Die Lage der deutschen Staatsfinanzen ist allerdings noch nicht so dramatisch wie in den USA, deren Haushaltsdefizit sich derzeit auf rund zwölf Prozent beläuft. In Großbritannien fällt das De­fizit sogar noch höher aus. Rating-Agenturen drohen mittlerweile sogar, die Bonität der USA und Großbritanniens herabzustufen. Mit dem Problem sind diese Staaten nicht allein. Olivier Blanchard, Chefökonom des Internationalen Währungsfonds (IWF), schätzt, dass sich die Haushaltsdefizite der 20 größten Industrienationen bis zum Jahresende versechsfachen werden. Alle spielen das gleiche Spiel: Die Regierungen verschulden sich über alle Maßen, um die gigantischen Finanzierungslücken zu überbrücken. Wenn die Wirtschaft wieder läuft, so die Hoffnung, werden die Defizi­te irgendwann von alleine verschwinden.

Auch das Rettungskonzept der Bundesregierung in Berlin geht nur auf, wenn die Konjunktur bald wieder brummt. Dabei ist mehr als fraglich, wie viele Banken sich überhaupt auf das Konzept einlassen. Schließlich will die Regierung, dass die Aktionäre die Miesen übernehmen, die nach Auflösung der Bad Bank übrig bleiben. Wenn es schlecht läuft, müssen die Anteilseigner also lange Zeit auf Dividenden verzichten. Und wer will schon in Titel investieren, die unter Umständen jahrelang keine Gewinne abwerfen? Gut möglich also, dass viele Banken das Angebot dankend ablehnen und ihr Geheimnis lieber für sich behalten.
Wenig erfreut könnten sich am Ende auch die Steuerzahler zeigen. Mit ihren Geldern wird die Bad Bank immerhin finanziert. Sie tragen das Risiko und erhalten dafür – nichts. Im besten Fall kommt der staatliche Einsatz wieder rein. Läuft es hingegen für die Banken gut, dann behalten diese die Gewinne.
Zudem ist völlig unklar, wie die Aufsicht über die Bad Bank, der Finanzmarktrettungsfonds Soffin, überhaupt den faktischen Wert der giftigen Papiere feststellen will und wer wiederum die Aufsicht kontrolliert. Denn von ihrer Einschätzung hängt alles ab.

Es gab wohl noch nie in der deutschen Nachkriegs­geschichte ein staatliches Gremium, das über derart umfangreiche finanzielle Ressourcen verfügte: Dem Sonderfonds stehen insgesamt 480 Milliarden Euro zur Verfügung, um Bürgschaften zu vergeben oder marode Institute wie die Hypo Real Estate zu übernehmen. Ausschließlich ein von Steinbrück eingesetzter »Lenkungsausschuss« entscheidet, welche Bank zu welchen Konditionen vom Soffin profitiert. Eine parlamentarische Kontrolle über die Staatsausgaben existiert faktisch nicht: Nur neun Ab­geordnete aus dem Haushaltsausschuss werden gegenwärtig einmal pro Sitzungswoche in einem abhörsicheren Raum über die Entscheidungen des Lenkungsausschusses informiert.

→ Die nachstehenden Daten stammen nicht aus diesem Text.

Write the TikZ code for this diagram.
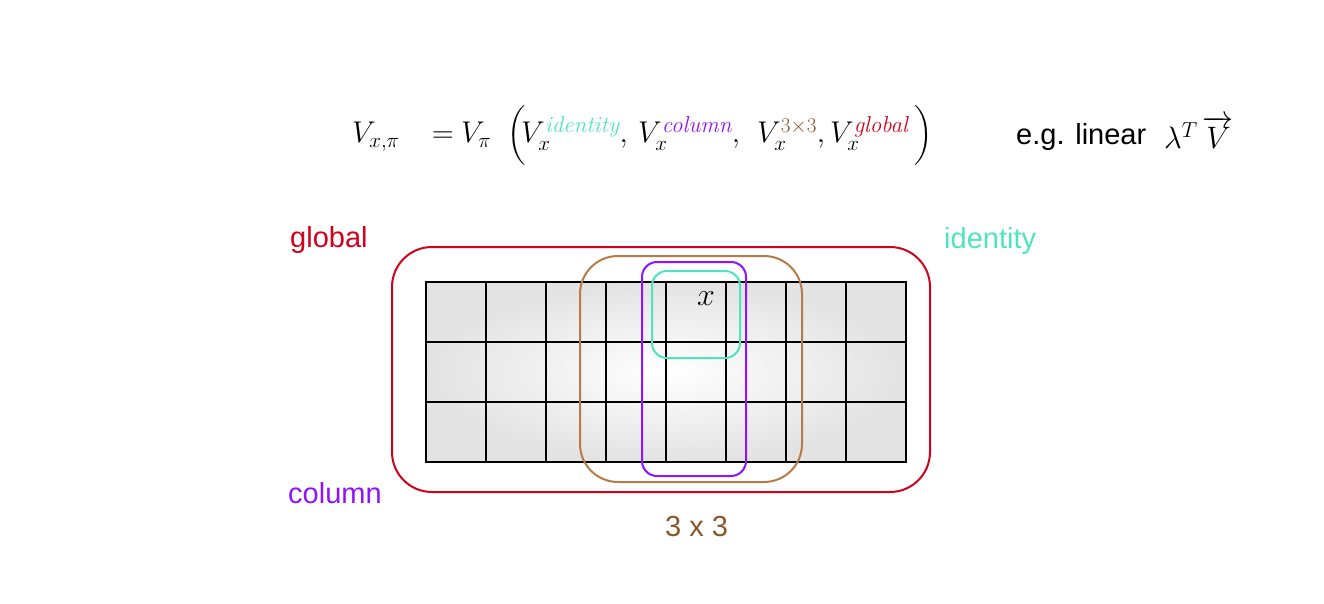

Allerdings besitzen sie nicht das Recht, die Beschlüsse zu ändern oder gar abzulehnen, berichtete kürzlich das Handelsblatt. Die Informationen aus dem Lenkungsausschuss seien geheim. Wer dagegen verstoße, dem drohe eine Anklage wegen Geheimnisverrats und im schlimmsten Fall eine Haftstrafe von bis zu fünf Jahren. Nur Steinbrücks Geheimbund weiß daher, mit wie viel Steuergeld er welche Banken stützt.
Das ist auch gut so, zumindest für den Finanzminister. Weil niemand so recht weiß, was der Rettungsfonds eigentlich treibt, fällt auch kaum mehr auf, dass Steinbrück Ziele verfolgt, die nicht zueinander passen: Mit dem Bad-Bank-Konzept will er das Vertrauen in den maroden Kreditmarkt möglichst schnell wiederherstellen, gleichzeitig soll diese Operation aber möglichst wenig kosten. Kurz vor den Bundestagswahlen kommt es bei den Wählern nicht gut an, ausgerechnet den unbeliebten Bankern das Geld hinterherzuwerfen.
Weil aber selbst der notorisch optimistische Finanzminister die gigantischen Bilanzschulden nicht einfach verschwinden lassen kann, bleibt ihm nicht viel mehr übrig, als das Fiasko mit Hilfe der Bad Bank möglichst lange hinauszuzögern. Vielleicht kommen irgendwann wieder bessere Zeiten. Wenn nicht, dann muss sich wohl auch Steinbrück einen Tresor suchen, in dem er sich verstecken kann.